### [Goal]
Can you print the data exactly and leave out each image?

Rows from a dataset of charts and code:

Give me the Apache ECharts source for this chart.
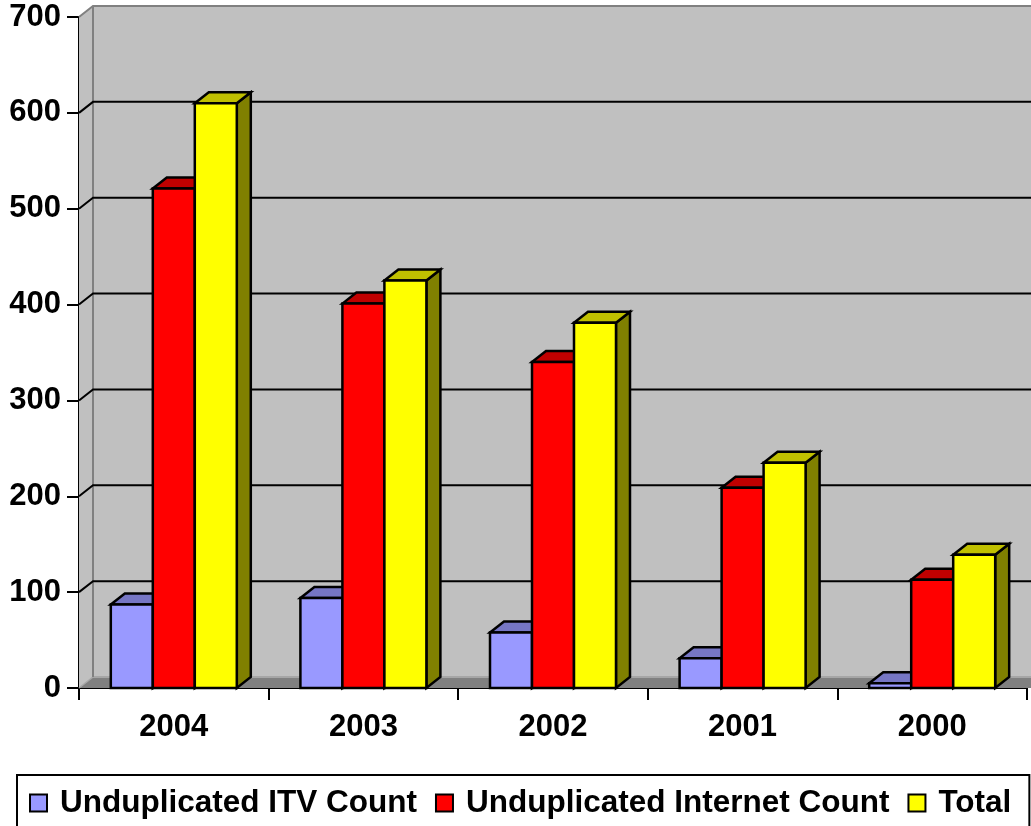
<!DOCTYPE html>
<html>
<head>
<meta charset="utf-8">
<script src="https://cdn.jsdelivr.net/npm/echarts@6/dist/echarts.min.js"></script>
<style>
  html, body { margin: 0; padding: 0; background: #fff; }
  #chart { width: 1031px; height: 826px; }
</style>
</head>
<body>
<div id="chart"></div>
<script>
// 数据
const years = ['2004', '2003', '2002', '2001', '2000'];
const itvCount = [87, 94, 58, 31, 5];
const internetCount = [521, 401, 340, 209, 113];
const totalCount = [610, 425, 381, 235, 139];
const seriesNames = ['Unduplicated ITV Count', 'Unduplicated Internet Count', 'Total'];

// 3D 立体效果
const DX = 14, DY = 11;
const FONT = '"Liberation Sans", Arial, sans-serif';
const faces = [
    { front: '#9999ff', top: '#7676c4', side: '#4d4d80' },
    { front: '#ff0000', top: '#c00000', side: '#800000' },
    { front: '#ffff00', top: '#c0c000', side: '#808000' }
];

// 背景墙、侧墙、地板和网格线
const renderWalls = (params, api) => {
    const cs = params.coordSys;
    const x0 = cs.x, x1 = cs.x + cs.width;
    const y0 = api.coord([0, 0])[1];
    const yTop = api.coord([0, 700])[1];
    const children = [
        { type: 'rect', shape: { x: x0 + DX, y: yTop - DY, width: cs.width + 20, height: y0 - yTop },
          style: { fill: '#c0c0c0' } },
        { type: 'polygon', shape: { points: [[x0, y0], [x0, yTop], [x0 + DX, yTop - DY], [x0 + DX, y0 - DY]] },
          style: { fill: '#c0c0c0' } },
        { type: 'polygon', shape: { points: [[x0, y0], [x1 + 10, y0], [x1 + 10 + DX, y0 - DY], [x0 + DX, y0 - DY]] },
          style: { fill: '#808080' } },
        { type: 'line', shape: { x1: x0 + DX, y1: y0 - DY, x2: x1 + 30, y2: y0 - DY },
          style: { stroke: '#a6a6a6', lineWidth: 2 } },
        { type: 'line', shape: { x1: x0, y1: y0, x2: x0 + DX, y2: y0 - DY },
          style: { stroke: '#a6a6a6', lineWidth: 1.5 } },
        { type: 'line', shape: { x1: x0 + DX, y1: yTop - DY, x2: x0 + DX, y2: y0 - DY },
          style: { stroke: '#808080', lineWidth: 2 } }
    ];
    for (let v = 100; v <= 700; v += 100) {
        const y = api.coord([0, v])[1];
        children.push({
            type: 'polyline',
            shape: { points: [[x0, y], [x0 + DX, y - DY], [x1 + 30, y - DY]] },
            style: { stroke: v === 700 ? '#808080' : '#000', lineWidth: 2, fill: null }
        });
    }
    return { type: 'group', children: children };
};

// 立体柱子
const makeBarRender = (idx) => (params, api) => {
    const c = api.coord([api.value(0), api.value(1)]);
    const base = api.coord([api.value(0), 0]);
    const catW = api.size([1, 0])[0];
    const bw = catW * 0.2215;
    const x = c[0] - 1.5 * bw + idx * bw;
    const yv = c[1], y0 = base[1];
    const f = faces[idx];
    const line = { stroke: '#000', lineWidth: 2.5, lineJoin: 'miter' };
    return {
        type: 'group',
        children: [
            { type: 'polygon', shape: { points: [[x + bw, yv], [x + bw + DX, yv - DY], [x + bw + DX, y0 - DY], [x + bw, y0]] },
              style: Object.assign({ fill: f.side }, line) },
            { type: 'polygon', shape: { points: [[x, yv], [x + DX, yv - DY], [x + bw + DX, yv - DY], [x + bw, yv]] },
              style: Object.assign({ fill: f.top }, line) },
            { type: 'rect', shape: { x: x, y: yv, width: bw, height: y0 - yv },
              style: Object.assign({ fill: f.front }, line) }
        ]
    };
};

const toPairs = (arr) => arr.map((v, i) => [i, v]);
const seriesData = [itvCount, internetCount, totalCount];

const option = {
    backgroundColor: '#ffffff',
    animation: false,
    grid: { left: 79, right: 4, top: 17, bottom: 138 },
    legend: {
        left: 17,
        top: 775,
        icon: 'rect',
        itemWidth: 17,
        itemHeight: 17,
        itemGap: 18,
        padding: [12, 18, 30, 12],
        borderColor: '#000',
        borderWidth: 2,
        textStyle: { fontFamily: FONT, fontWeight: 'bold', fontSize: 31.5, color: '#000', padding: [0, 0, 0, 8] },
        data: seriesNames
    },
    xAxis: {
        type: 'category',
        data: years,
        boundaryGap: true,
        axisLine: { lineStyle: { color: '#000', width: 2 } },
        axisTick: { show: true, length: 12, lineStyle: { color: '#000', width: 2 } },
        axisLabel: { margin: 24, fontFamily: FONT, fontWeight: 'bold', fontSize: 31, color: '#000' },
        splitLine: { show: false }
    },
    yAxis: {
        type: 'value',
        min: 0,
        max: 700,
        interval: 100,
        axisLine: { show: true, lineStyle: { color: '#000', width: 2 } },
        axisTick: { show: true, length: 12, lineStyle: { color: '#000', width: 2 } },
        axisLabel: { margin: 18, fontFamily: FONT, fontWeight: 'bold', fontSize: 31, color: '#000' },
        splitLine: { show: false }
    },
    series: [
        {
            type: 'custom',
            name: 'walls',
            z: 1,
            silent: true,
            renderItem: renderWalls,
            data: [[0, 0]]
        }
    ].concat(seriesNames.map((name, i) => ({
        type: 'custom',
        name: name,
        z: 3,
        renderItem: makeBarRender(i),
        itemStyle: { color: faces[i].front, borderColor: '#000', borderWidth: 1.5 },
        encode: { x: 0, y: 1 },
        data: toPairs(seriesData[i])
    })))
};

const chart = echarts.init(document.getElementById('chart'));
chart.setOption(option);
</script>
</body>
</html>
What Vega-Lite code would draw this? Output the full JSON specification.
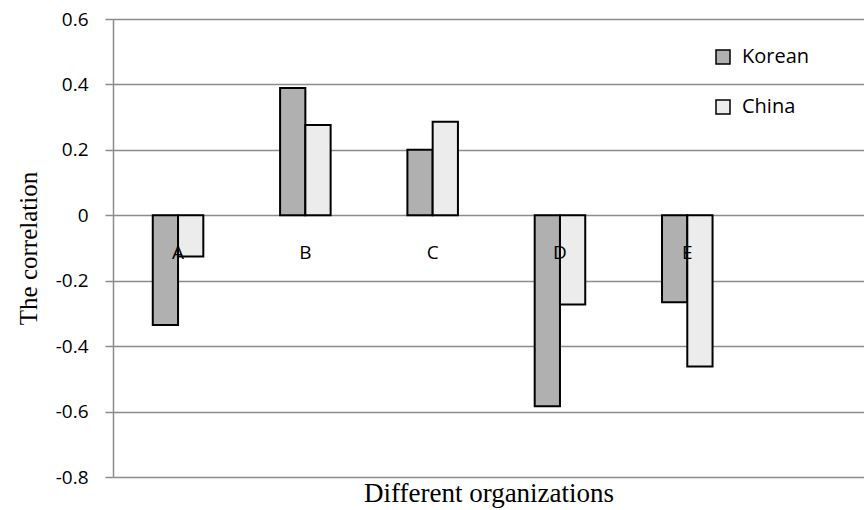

### [Exercise response]
Give me the Apache ECharts source for this chart.
<!DOCTYPE html>
<html>
<head>
<meta charset="utf-8">
<script src="https://cdn.jsdelivr.net/npm/echarts@6/dist/echarts.min.js"></script>
<style>
  html, body { margin: 0; padding: 0; background: #fff; }
  #chart { width: 1031px; height: 826px; }
</style>
</head>
<body>
<div id="chart"></div>
<script>
// 数据
const years = ['2004', '2003', '2002', '2001', '2000'];
const itvCount = [87, 94, 58, 31, 5];
const internetCount = [521, 401, 340, 209, 113];
const totalCount = [610, 425, 381, 235, 139];
const seriesNames = ['Unduplicated ITV Count', 'Unduplicated Internet Count', 'Total'];

// 3D 立体效果
const DX = 14, DY = 11;
const FONT = '"Liberation Sans", Arial, sans-serif';
const faces = [
    { front: '#9999ff', top: '#7676c4', side: '#4d4d80' },
    { front: '#ff0000', top: '#c00000', side: '#800000' },
    { front: '#ffff00', top: '#c0c000', side: '#808000' }
];

// 背景墙、侧墙、地板和网格线
const renderWalls = (params, api) => {
    const cs = params.coordSys;
    const x0 = cs.x, x1 = cs.x + cs.width;
    const y0 = api.coord([0, 0])[1];
    const yTop = api.coord([0, 700])[1];
    const children = [
        { type: 'rect', shape: { x: x0 + DX, y: yTop - DY, width: cs.width + 20, height: y0 - yTop },
          style: { fill: '#c0c0c0' } },
        { type: 'polygon', shape: { points: [[x0, y0], [x0, yTop], [x0 + DX, yTop - DY], [x0 + DX, y0 - DY]] },
          style: { fill: '#c0c0c0' } },
        { type: 'polygon', shape: { points: [[x0, y0], [x1 + 10, y0], [x1 + 10 + DX, y0 - DY], [x0 + DX, y0 - DY]] },
          style: { fill: '#808080' } },
        { type: 'line', shape: { x1: x0 + DX, y1: y0 - DY, x2: x1 + 30, y2: y0 - DY },
          style: { stroke: '#a6a6a6', lineWidth: 2 } },
        { type: 'line', shape: { x1: x0, y1: y0, x2: x0 + DX, y2: y0 - DY },
          style: { stroke: '#a6a6a6', lineWidth: 1.5 } },
        { type: 'line', shape: { x1: x0 + DX, y1: yTop - DY, x2: x0 + DX, y2: y0 - DY },
          style: { stroke: '#808080', lineWidth: 2 } }
    ];
    for (let v = 100; v <= 700; v += 100) {
        const y = api.coord([0, v])[1];
        children.push({
            type: 'polyline',
            shape: { points: [[x0, y], [x0 + DX, y - DY], [x1 + 30, y - DY]] },
            style: { stroke: v === 700 ? '#808080' : '#000', lineWidth: 2, fill: null }
        });
    }
    return { type: 'group', children: children };
};

// 立体柱子
const makeBarRender = (idx) => (params, api) => {
    const c = api.coord([api.value(0), api.value(1)]);
    const base = api.coord([api.value(0), 0]);
    const catW = api.size([1, 0])[0];
    const bw = catW * 0.2215;
    const x = c[0] - 1.5 * bw + idx * bw;
    const yv = c[1], y0 = base[1];
    const f = faces[idx];
    const line = { stroke: '#000', lineWidth: 2.5, lineJoin: 'miter' };
    return {
        type: 'group',
        children: [
            { type: 'polygon', shape: { points: [[x + bw, yv], [x + bw + DX, yv - DY], [x + bw + DX, y0 - DY], [x + bw, y0]] },
              style: Object.assign({ fill: f.side }, line) },
            { type: 'polygon', shape: { points: [[x, yv], [x + DX, yv - DY], [x + bw + DX, yv - DY], [x + bw, yv]] },
              style: Object.assign({ fill: f.top }, line) },
            { type: 'rect', shape: { x: x, y: yv, width: bw, height: y0 - yv },
              style: Object.assign({ fill: f.front }, line) }
        ]
    };
};

const toPairs = (arr) => arr.map((v, i) => [i, v]);
const seriesData = [itvCount, internetCount, totalCount];

const option = {
    backgroundColor: '#ffffff',
    animation: false,
    grid: { left: 79, right: 4, top: 17, bottom: 138 },
    legend: {
        left: 17,
        top: 775,
        icon: 'rect',
        itemWidth: 17,
        itemHeight: 17,
        itemGap: 18,
        padding: [12, 18, 30, 12],
        borderColor: '#000',
        borderWidth: 2,
        textStyle: { fontFamily: FONT, fontWeight: 'bold', fontSize: 31.5, color: '#000', padding: [0, 0, 0, 8] },
        data: seriesNames
    },
    xAxis: {
        type: 'category',
        data: years,
        boundaryGap: true,
        axisLine: { lineStyle: { color: '#000', width: 2 } },
        axisTick: { show: true, length: 12, lineStyle: { color: '#000', width: 2 } },
        axisLabel: { margin: 24, fontFamily: FONT, fontWeight: 'bold', fontSize: 31, color: '#000' },
        splitLine: { show: false }
    },
    yAxis: {
        type: 'value',
        min: 0,
        max: 700,
        interval: 100,
        axisLine: { show: true, lineStyle: { color: '#000', width: 2 } },
        axisTick: { show: true, length: 12, lineStyle: { color: '#000', width: 2 } },
        axisLabel: { margin: 18, fontFamily: FONT, fontWeight: 'bold', fontSize: 31, color: '#000' },
        splitLine: { show: false }
    },
    series: [
        {
            type: 'custom',
            name: 'walls',
            z: 1,
            silent: true,
            renderItem: renderWalls,
            data: [[0, 0]]
        }
    ].concat(seriesNames.map((name, i) => ({
        type: 'custom',
        name: name,
        z: 3,
        renderItem: makeBarRender(i),
        itemStyle: { color: faces[i].front, borderColor: '#000', borderWidth: 1.5 },
        encode: { x: 0, y: 1 },
        data: toPairs(seriesData[i])
    })))
};

const chart = echarts.init(document.getElementById('chart'));
chart.setOption(option);
</script>
</body>
</html>
What Vega-Lite code would draw this? Output the full JSON specification.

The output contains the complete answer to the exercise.